## Short exercise
Restate each line word for word. Leave out every picture.

□ □ □ □ □ □ □

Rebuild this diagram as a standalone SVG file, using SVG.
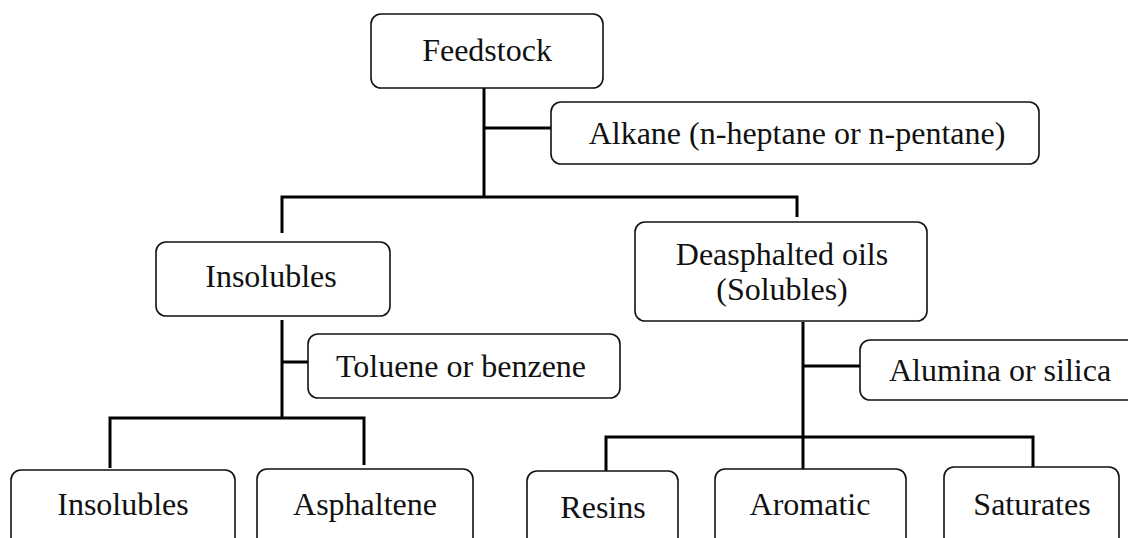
<svg xmlns="http://www.w3.org/2000/svg" width="1128" height="538" viewBox="0 0 1128 538">
<style>
.box{fill:#fff;stroke:#111;stroke-width:1.6}
.lbl{font-family:"Liberation Serif","Times New Roman",serif;font-size:32px;fill:#111;text-anchor:middle}
.con{fill:none;stroke:#000;stroke-width:3;stroke-linecap:butt;stroke-linejoin:miter}
</style>
<rect width="1128" height="538" fill="#fff"/>
<g id="connectors">
<path class="con" d="M484 88V197M484 128H551"/>
<path class="con" d="M282 233V197H797V217"/>
<path class="con" d="M282 320V418M282 362H308"/>
<path class="con" d="M110 468V418H364V465"/>
<path class="con" d="M803 322V469M803 366H860"/>
<path class="con" d="M606 471V437H1033V467"/>
</g>
<g id="feedstock"><rect class="box" x="371" y="14" width="232" height="74" rx="10"/><text class="lbl" x="487" y="61">Feedstock</text></g>
<g id="alkane"><rect class="box" x="551" y="102" width="488" height="62" rx="10"/><text class="lbl" x="797" y="144">Alkane (n-heptane or n-pentane)</text></g>
<g id="insolubles1"><rect class="box" x="156" y="242" width="234" height="74" rx="10"/><text class="lbl" x="271" y="287">Insolubles</text></g>
<g id="deasphalted"><rect class="box" x="635" y="222" width="292" height="99" rx="10"/><text class="lbl" x="782" y="265">Deasphalted oils</text><text class="lbl" x="782" y="300">(Solubles)</text></g>
<g id="toluene"><rect class="box" x="308" y="334" width="312" height="64" rx="10"/><text class="lbl" x="461" y="377">Toluene or benzene</text></g>
<g id="alumina"><rect class="box" x="860" y="340" width="280" height="60" rx="10"/><text class="lbl" x="1000" y="381">Alumina or silica</text></g>
<g id="insolubles2"><rect class="box" x="11" y="470" width="224" height="80" rx="10"/><text class="lbl" x="123" y="515">Insolubles</text></g>
<g id="asphaltene"><rect class="box" x="257" y="469" width="216" height="80" rx="10"/><text class="lbl" x="365" y="515">Asphaltene</text></g>
<g id="resins"><rect class="box" x="527" y="471" width="151" height="80" rx="10"/><text class="lbl" x="603" y="518">Resins</text></g>
<g id="aromatic"><rect class="box" x="715" y="469" width="191" height="80" rx="10"/><text class="lbl" x="810" y="515">Aromatic</text></g>
<g id="saturates"><rect class="box" x="944" y="467" width="175" height="80" rx="10"/><text class="lbl" x="1032" y="515">Saturates</text></g>
</svg>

□ □ □ □ □ □ □

## Answer below
Rebuild this diagram as a standalone SVG file, using SVG.
<svg xmlns="http://www.w3.org/2000/svg" width="1128" height="538" viewBox="0 0 1128 538">
<style>
.box{fill:#fff;stroke:#111;stroke-width:1.6}
.lbl{font-family:"Liberation Serif","Times New Roman",serif;font-size:32px;fill:#111;text-anchor:middle}
.con{fill:none;stroke:#000;stroke-width:3;stroke-linecap:butt;stroke-linejoin:miter}
</style>
<rect width="1128" height="538" fill="#fff"/>
<g id="connectors">
<path class="con" d="M484 88V197M484 128H551"/>
<path class="con" d="M282 233V197H797V217"/>
<path class="con" d="M282 320V418M282 362H308"/>
<path class="con" d="M110 468V418H364V465"/>
<path class="con" d="M803 322V469M803 366H860"/>
<path class="con" d="M606 471V437H1033V467"/>
</g>
<g id="feedstock"><rect class="box" x="371" y="14" width="232" height="74" rx="10"/><text class="lbl" x="487" y="61">Feedstock</text></g>
<g id="alkane"><rect class="box" x="551" y="102" width="488" height="62" rx="10"/><text class="lbl" x="797" y="144">Alkane (n-heptane or n-pentane)</text></g>
<g id="insolubles1"><rect class="box" x="156" y="242" width="234" height="74" rx="10"/><text class="lbl" x="271" y="287">Insolubles</text></g>
<g id="deasphalted"><rect class="box" x="635" y="222" width="292" height="99" rx="10"/><text class="lbl" x="782" y="265">Deasphalted oils</text><text class="lbl" x="782" y="300">(Solubles)</text></g>
<g id="toluene"><rect class="box" x="308" y="334" width="312" height="64" rx="10"/><text class="lbl" x="461" y="377">Toluene or benzene</text></g>
<g id="alumina"><rect class="box" x="860" y="340" width="280" height="60" rx="10"/><text class="lbl" x="1000" y="381">Alumina or silica</text></g>
<g id="insolubles2"><rect class="box" x="11" y="470" width="224" height="80" rx="10"/><text class="lbl" x="123" y="515">Insolubles</text></g>
<g id="asphaltene"><rect class="box" x="257" y="469" width="216" height="80" rx="10"/><text class="lbl" x="365" y="515">Asphaltene</text></g>
<g id="resins"><rect class="box" x="527" y="471" width="151" height="80" rx="10"/><text class="lbl" x="603" y="518">Resins</text></g>
<g id="aromatic"><rect class="box" x="715" y="469" width="191" height="80" rx="10"/><text class="lbl" x="810" y="515">Aromatic</text></g>
<g id="saturates"><rect class="box" x="944" y="467" width="175" height="80" rx="10"/><text class="lbl" x="1032" y="515">Saturates</text></g>
</svg>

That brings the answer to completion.